Bush’s position puts him at odds with more libertarian potential 2016 GOP hopefuls, like Sen. Rand Paul of Kentucky, who have criticized the National Security Agency’s surveillance efforts.
He said intelligence tactics, the use of the military and other foreign policy issues, including free trade, could “probably become a bigger issue” in the 2016 campaign than he’d expected several months ago.
“The world is being disrupted, some in good ways and some in really bad ways, and but for us, there is no source of stability that allows that transformation to take place in a peaceful way,” Bush said.

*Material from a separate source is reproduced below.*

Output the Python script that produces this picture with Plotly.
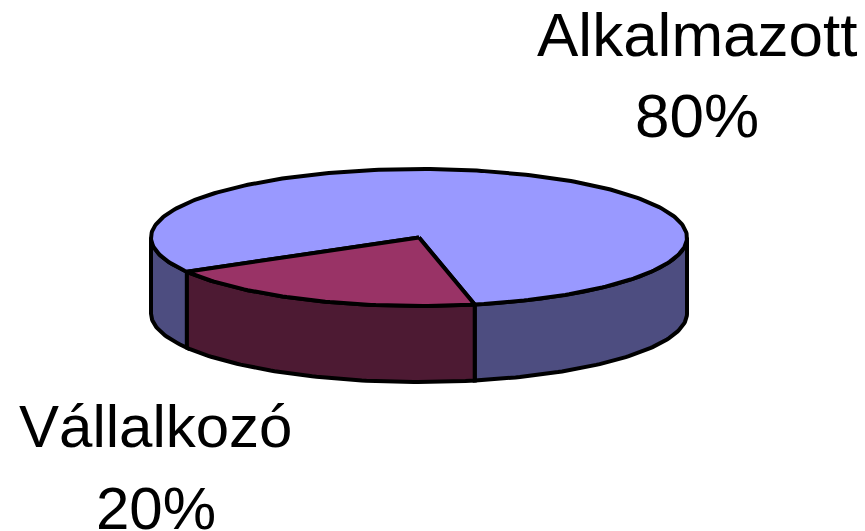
import numpy as np
import plotly.graph_objects as go

# ---- data ----
labels = ["Alkalmazott", "Vállalkozó"]
values = [80, 20]
pct_labels = ["80%", "20%"]

# ---- styling / geometry ----
top_colors = ["#9999FF", "#993366"]
side_colors = ["#4D4D80", "#4D1A33"]
W, H = 865, 531
cx, cy = 419.0, 237.5
rx, ry = 268.0, 68.5
depth = 76.0
start_deg = 150.0 - 360.0  # screen angle (clockwise, y down) where first slice starts

total = float(sum(values))
bounds = [start_deg]
for v in values:
    bounds.append(bounds[-1] + 360.0 * v / total)


def arc(t1, t2, dy=0.0, n=None):
    if n is None:
        n = max(8, int(abs(t2 - t1)))
    t = np.radians(np.linspace(t1, t2, n))
    return cx + rx * np.cos(t), cy + ry * np.sin(t) + dy


fig = go.Figure()

# side walls (visible front part: screen angle 0..180)
for i in range(len(values)):
    a0, a1 = bounds[i], bounds[i + 1]
    for k in (-360, 0, 360):
        s = max(a0 + k, 0.0)
        e = min(a1 + k, 180.0)
        if e - s > 0.01:
            xt, yt = arc(s, e)
            xb, yb = arc(e, s, depth)
            xs = np.concatenate([xt, xb, xt[:1]])
            ys = np.concatenate([yt, yb, yt[:1]])
            fig.add_trace(go.Scatter(x=xs, y=ys, mode="lines", fill="toself",
                                     fillcolor=side_colors[i],
                                     line=dict(color="black", width=4),
                                     hoverinfo="skip", showlegend=False))

# top faces
for i in range(len(values)):
    a0, a1 = bounds[i], bounds[i + 1]
    xa, ya = arc(a0, a1)
    xs = np.concatenate([[cx], xa, [cx]])
    ys = np.concatenate([[cy], ya, [cy]])
    fig.add_trace(go.Scatter(x=xs, y=ys, mode="lines", fill="toself",
                             fillcolor=top_colors[i],
                             line=dict(color="black", width=4),
                             hoverinfo="skip", showlegend=False))

# labels
label_pos = [(697, 34, 115), (156, 426, 508)]
label_size = [62, 60]
for i in range(len(labels)):
    x, y1, y2 = label_pos[i]
    font = dict(family="Liberation Sans, Arial, sans-serif", size=label_size[i], color="black")
    fig.add_annotation(x=x, y=y1, text=labels[i], showarrow=False,
                       xanchor="center", yanchor="middle", font=font)
    fig.add_annotation(x=x, y=y2, text=pct_labels[i], showarrow=False,
                       xanchor="center", yanchor="middle", font=font)

fig.update_layout(
    width=W, height=H,
    margin=dict(l=0, r=0, t=0, b=0),
    paper_bgcolor="white", plot_bgcolor="white",
    xaxis=dict(range=[0, W], visible=False, fixedrange=True),
    yaxis=dict(range=[H, 0], visible=False, fixedrange=True),
    showlegend=False,
)

fig.write_html("out.html", config={"displayModeBar": False},
               post_script="document.body.style.margin='0';document.body.style.overflow='hidden';")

Bush also delved into a host of domestic issues during his 45-minute discussion with Jerry Seib, the Wall Street Journal’s Washington bureau chief — on each one, eventually turning to the broader theme making the United States “young and dynamic again.”
On immigration, he argued for “an economically driven system” that would allow businesses to more easily move foreigners with the skills they need into the country. On energy, he said North America could end its reliance on overseas oil in five years with an “all-in” policy that includes oil exploration on federal lands, approving the Keystone XL pipeline, speeding up natural gas export terminal approvals and potentially allowing crude oil exports.
He argued broadly for a simplified tax code and regulatory rules, and said education requires a “radical transformation.”
“Then we could actually do the other big thing, which is not going to happen any time soon, which is entitlement reform. … No developed country in the world has achieved this, and if we do it, we’ll be young and dynamic,” he said, adding that the United States could join the ranks of rapidly developing economies like Brazil, India and China.
“I think it’ll be the means by which we see a rising income for the middle class again. Our spirits will be lifted,” he said.